Pero lo que sí necesitamos para innovar (y es una idea que viene desde los años 80) es detectar la necesidad y tener las personas competentes para solucionar el problema o buscar las soluciones, siempre de la mano con la tecnología apropiada (pero no necesariamente nueva) y un financiamiento adecuado. Lo que no necesitamos al innovar es la inercia, el miedo al cambio, el desconocimiento de mercados y clientes, el miedo al fracaso y la falta de recursos. Actualmente se cuentan con técnicas para tratar de mantener bajo control estos riesgos latentes de la innovación, y para maximizar la posibilidad de que la innovación se convierta en un proceso con altas posibilidades de éxito y que sea repetible.

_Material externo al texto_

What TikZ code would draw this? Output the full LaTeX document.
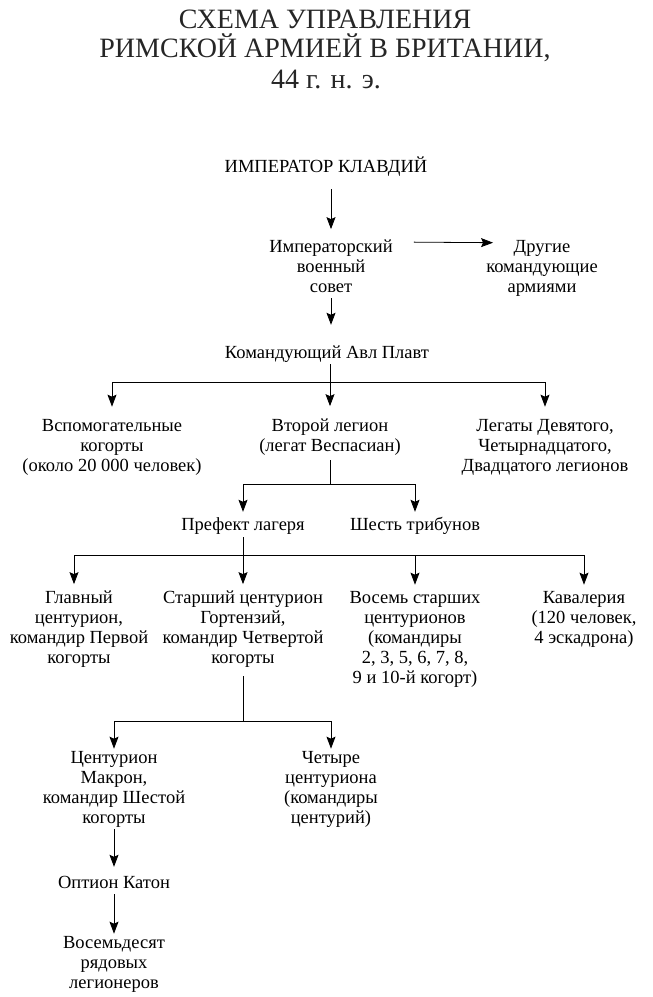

Si hablamos de nivel país, Chile se encuentra en la posición 46 del Global Innovation Index 2017. Algunas de las razones del por qué nos encontramos apenas un poco más arriba de la mitad del ranking son las debilidades encontradas en dicho estudio, y que de alguna forma son transversales con otros problemas de nuestra sociedad: bajas inversiones en educación secundaria, la tasa desproporcionada de estudiantes por profesor, la baja difusión del conocimiento, y la poca presencia de agrupaciones de empresas e instituciones en campos especializados (clusters). Entonces la pregunta es ¿qué podemos hacer para revertir este proceso y hacer que Chile suba en el ranking?
Por supuesto que la respuesta es que la innovación y todos sus componentes debe ser enseñada y practicada, y qué mejor lugar para eso que cuando las personas están absorbiendo los conocimientos y adquiriendo las habilidades que los formarán como buenos profesionales. Es totalmente necesario que esto quede estampado en el ADN de cada estudiante, de forma que al salir al mercado laboral ya tenga las herramientas que lo distingan como un innovador, joven y tal vez sin mucha experiencia, pero con toda la potencialidad necesaria para aplicarla de forma efectiva.
La Escuela de Ingeniería de la UCN es una escuela joven, se fundó el año 2010 y sus primeros egresados terminaron sus estudios el año 2015. Es cierto que en general los primeros años de una unidad de enseñanza superior se dedican a la docencia, pero progresivamente se ha ampliado el campo de acción para abarcar otros temas que también tienen impacto en los estudiantes, y la innovación es algo que desde hace años se detectó como imprescindible en la experiencia de vida de un universitario.
Los nuevos planes de estudio de las ingenierías UCN ponen de manifiesto el cambio que era necesario para formar personas acordes a las necesidades del mercado global: profesionales de altas capacidades, y que rápidamente puedan generar soluciones a los problemas de sus profesiones. Y aunque la UCN siempre ha sido bien valorada por el mercado, no podemos quedarnos estancados. Esto se ha traducido en nuevas formas de hacer docencia en las ingenierías, que busca acercar la experiencia real y la innovación al solucionar problemas incluso desde los primeros años en las carreras. El hecho de hacerlos pasar por experiencias similares a las que encontrarán en la vida profesional ha hecho que los estudiantes saquen a relucir habilidades que van más allá de lo técnico, y que se desarrollen como líderes, emprendedores e innovadores.
Respecto a esto último, tal vez hace 20 años no se esperaba que muchos estudiantes UCN de cualquier carrera (periodismo, derecho, ingeniería, etc.) se dedicara a “los negocios”, pero hoy en día una parte no menor de los estudiantes lo ven como un futuro posible y necesario. El desarrollo regional en áreas incipientes necesita del emprendimiento, y muchas veces la mejor forma de usar los recursos y alcanzar el éxito es a través de la innovación.
A estas alturas del siglo XXI ya nos resulta evidente que innovar no es un privilegio de pocos, sino que es algo que debe instalarse como potenciador en la sociedad. La innovación no es algo que otros hacen, sino que es algo que podemos hacer desde nuestras propias vidas, en nuestros hogares, en el trabajo, en la universidad, para que los que vienen en el siglo 21.5 encuentren un mundo mejor al que encontramos nosotros, y que a la vez les permita dejar un mundo mejor a los innovadores que vendrán.